● **Instructions to follow**:
Write out the entire listing below exactly as it appears, minus any pictures.

● **Dataset extract**:
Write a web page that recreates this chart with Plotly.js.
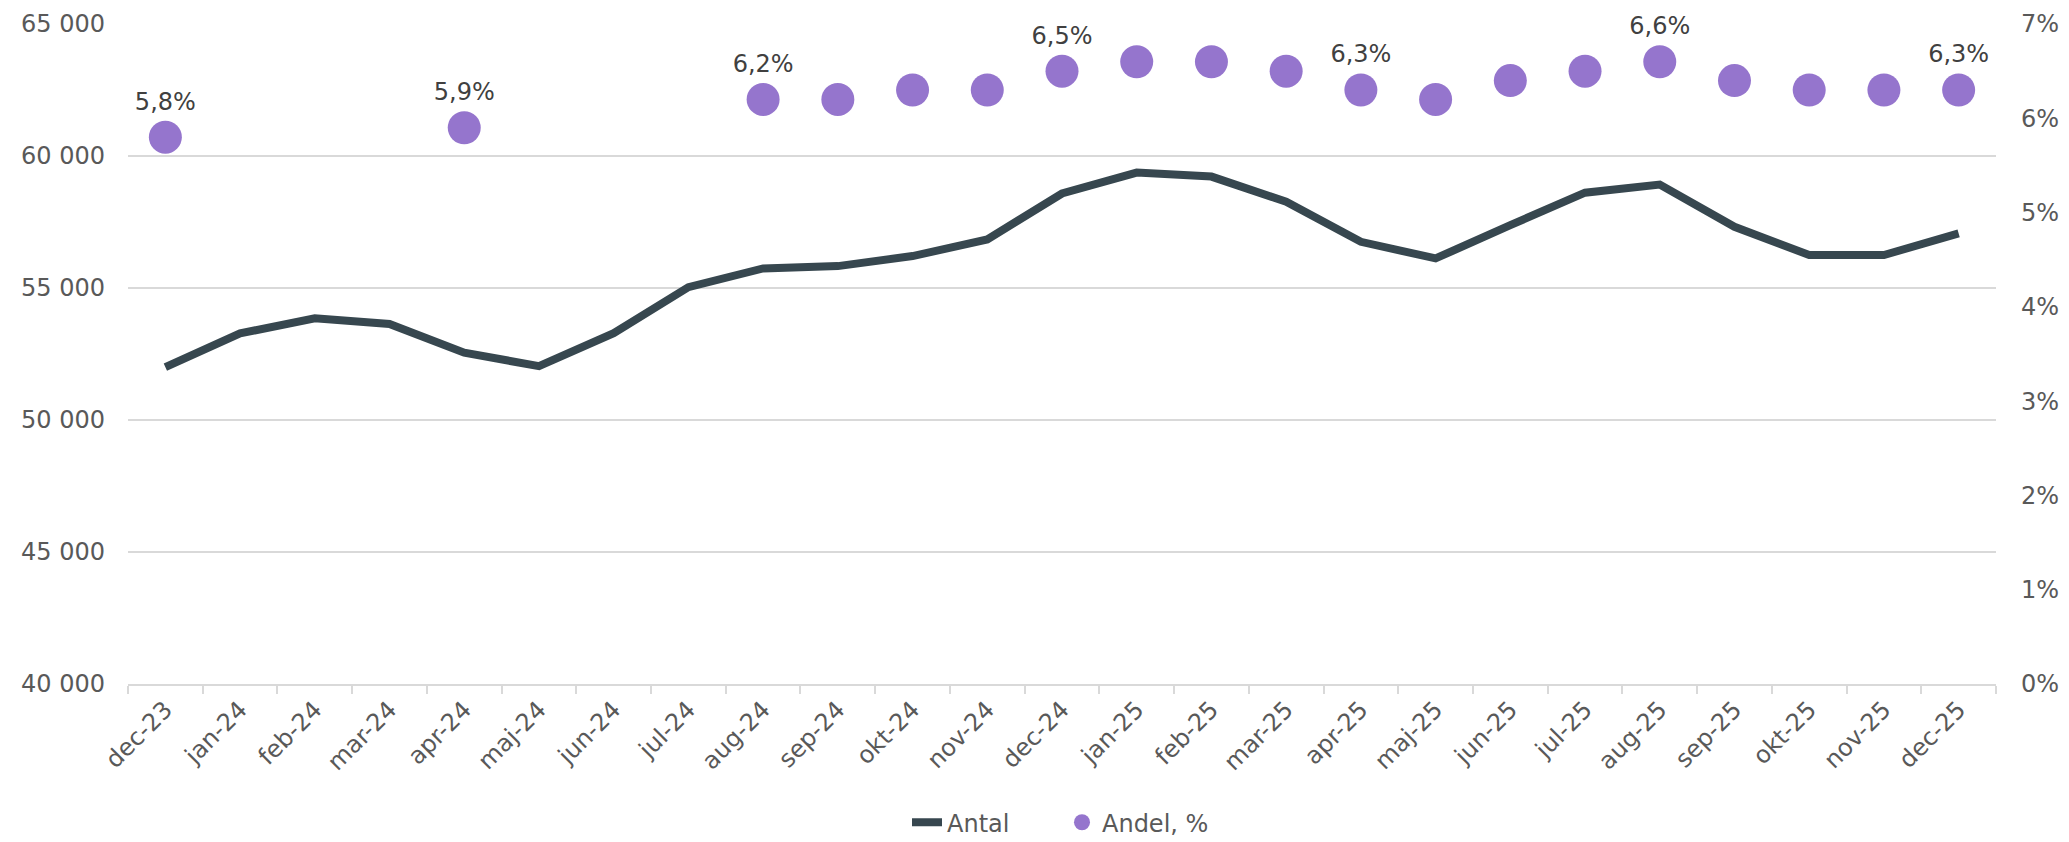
<!DOCTYPE html>
<html>
<head>
<meta charset="utf-8">
<script src="https://cdn.plot.ly/plotly-3.0.1.min.js"></script>
<style>
html,body{margin:0;padding:0;background:#fff;}
#chart{width:2069px;height:842px;}
</style>
</head>
<body>
<div id="chart"></div>
<script>
const months = ["dec-23","jan-24","feb-24","mar-24","apr-24","maj-24","jun-24","jul-24","aug-24","sep-24","okt-24","nov-24","dec-24","jan-25","feb-25","mar-25","apr-25","maj-25","jun-25","jul-25","aug-25","sep-25","okt-25","nov-25","dec-25"];
const antal = [52000,53280,53850,53640,52550,52040,53290,55030,55740,55830,56210,56840,58580,59370,59220,58270,56750,56120,57380,58610,58920,57320,56250,56250,57070];
const andel = [5.8,null,null,null,5.9,null,null,null,6.2,6.2,6.3,6.3,6.5,6.6,6.6,6.5,6.3,6.2,6.4,6.5,6.6,6.4,6.3,6.3,6.3];
const labelledMonths = ["dec-23","apr-24","aug-24","dec-24","apr-25","aug-25","dec-25"];

const andelText = andel.map((v,i) => (labelledMonths.includes(months[i]) && v !== null) ? v.toFixed(1).replace('.', ',') + '%' : '');

const font = "DejaVu Sans, Verdana, sans-serif";
const grey = "#595959";

const traces = [
  {
    x: months, y: antal, name: "Antal", type: "scatter", mode: "lines",
    line: {color: "#37474F", width: 8},
    yaxis: "y", hoverinfo: "x+y"
  },
  {
    x: months, y: andel, name: "Andel, %", type: "scatter", mode: "markers+text",
    marker: {color: "#9575CD", size: 33},
    text: andelText, textposition: "top center",
    textfont: {family: font, size: 24, color: "#404040"},
    yaxis: "y2", cliponaxis: false
  }
];

const layout = {
  width: 2069, height: 842,
  margin: {l: 128, r: 73, t: 24, b: 158},
  paper_bgcolor: "#fff", plot_bgcolor: "#fff",
  separators: ", ",
  font: {family: font, size: 24, color: grey},
  showlegend: true,
  legend: {orientation: "h", x: 0.5, xanchor: "center", xref: "paper",
           y: 0.023, yref: "container", yanchor: "middle",
           font: {family: font, size: 24, color: grey}, entrywidth: 110, entrywidthmode: "pixels"},
  xaxis: {
    type: "category", range: [-0.5, 24.5], tickson: "boundaries",
    ticks: "outside", ticklen: 8, tickcolor: "#d9d9d9", tickwidth: 2,
    showline: true, linecolor: "#d9d9d9", linewidth: 2,
    showgrid: false, tickangle: -45, automargin: false,
    tickfont: {family: font, size: 24, color: grey}
  },
  yaxis: {
    range: [40000, 65000], dtick: 5000, tick0: 40000,
    showgrid: true, gridcolor: "#d9d9d9", gridwidth: 2,
    zeroline: false, showline: false, ticks: "", automargin: false,
    tickformat: ",d", ticklabelstandoff: 22,
    tickfont: {family: font, size: 24, color: grey}
  },
  yaxis2: {
    overlaying: "y", side: "right", range: [0, 7], dtick: 1, tick0: 0,
    showgrid: false, zeroline: false, showline: false, ticks: "", automargin: false,
    ticksuffix: "%", ticklabelstandoff: 24,
    tickfont: {family: font, size: 24, color: grey}
  }
};

Plotly.newPlot("chart", traces, layout, {displayModeBar: false, staticPlot: true});
</script>
</body>
</html>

● **Output of the exercise**:
Write a web page that recreates this chart with Plotly.js.
<!DOCTYPE html>
<html>
<head>
<meta charset="utf-8">
<script src="https://cdn.plot.ly/plotly-3.0.1.min.js"></script>
<style>
html,body{margin:0;padding:0;background:#fff;}
#chart{width:2069px;height:842px;}
</style>
</head>
<body>
<div id="chart"></div>
<script>
const months = ["dec-23","jan-24","feb-24","mar-24","apr-24","maj-24","jun-24","jul-24","aug-24","sep-24","okt-24","nov-24","dec-24","jan-25","feb-25","mar-25","apr-25","maj-25","jun-25","jul-25","aug-25","sep-25","okt-25","nov-25","dec-25"];
const antal = [52000,53280,53850,53640,52550,52040,53290,55030,55740,55830,56210,56840,58580,59370,59220,58270,56750,56120,57380,58610,58920,57320,56250,56250,57070];
const andel = [5.8,null,null,null,5.9,null,null,null,6.2,6.2,6.3,6.3,6.5,6.6,6.6,6.5,6.3,6.2,6.4,6.5,6.6,6.4,6.3,6.3,6.3];
const labelledMonths = ["dec-23","apr-24","aug-24","dec-24","apr-25","aug-25","dec-25"];

const andelText = andel.map((v,i) => (labelledMonths.includes(months[i]) && v !== null) ? v.toFixed(1).replace('.', ',') + '%' : '');

const font = "DejaVu Sans, Verdana, sans-serif";
const grey = "#595959";

const traces = [
  {
    x: months, y: antal, name: "Antal", type: "scatter", mode: "lines",
    line: {color: "#37474F", width: 8},
    yaxis: "y", hoverinfo: "x+y"
  },
  {
    x: months, y: andel, name: "Andel, %", type: "scatter", mode: "markers+text",
    marker: {color: "#9575CD", size: 33},
    text: andelText, textposition: "top center",
    textfont: {family: font, size: 24, color: "#404040"},
    yaxis: "y2", cliponaxis: false
  }
];

const layout = {
  width: 2069, height: 842,
  margin: {l: 128, r: 73, t: 24, b: 158},
  paper_bgcolor: "#fff", plot_bgcolor: "#fff",
  separators: ", ",
  font: {family: font, size: 24, color: grey},
  showlegend: true,
  legend: {orientation: "h", x: 0.5, xanchor: "center", xref: "paper",
           y: 0.023, yref: "container", yanchor: "middle",
           font: {family: font, size: 24, color: grey}, entrywidth: 110, entrywidthmode: "pixels"},
  xaxis: {
    type: "category", range: [-0.5, 24.5], tickson: "boundaries",
    ticks: "outside", ticklen: 8, tickcolor: "#d9d9d9", tickwidth: 2,
    showline: true, linecolor: "#d9d9d9", linewidth: 2,
    showgrid: false, tickangle: -45, automargin: false,
    tickfont: {family: font, size: 24, color: grey}
  },
  yaxis: {
    range: [40000, 65000], dtick: 5000, tick0: 40000,
    showgrid: true, gridcolor: "#d9d9d9", gridwidth: 2,
    zeroline: false, showline: false, ticks: "", automargin: false,
    tickformat: ",d", ticklabelstandoff: 22,
    tickfont: {family: font, size: 24, color: grey}
  },
  yaxis2: {
    overlaying: "y", side: "right", range: [0, 7], dtick: 1, tick0: 0,
    showgrid: false, zeroline: false, showline: false, ticks: "", automargin: false,
    ticksuffix: "%", ticklabelstandoff: 24,
    tickfont: {family: font, size: 24, color: grey}
  }
};

Plotly.newPlot("chart", traces, layout, {displayModeBar: false, staticPlot: true});
</script>
</body>
</html>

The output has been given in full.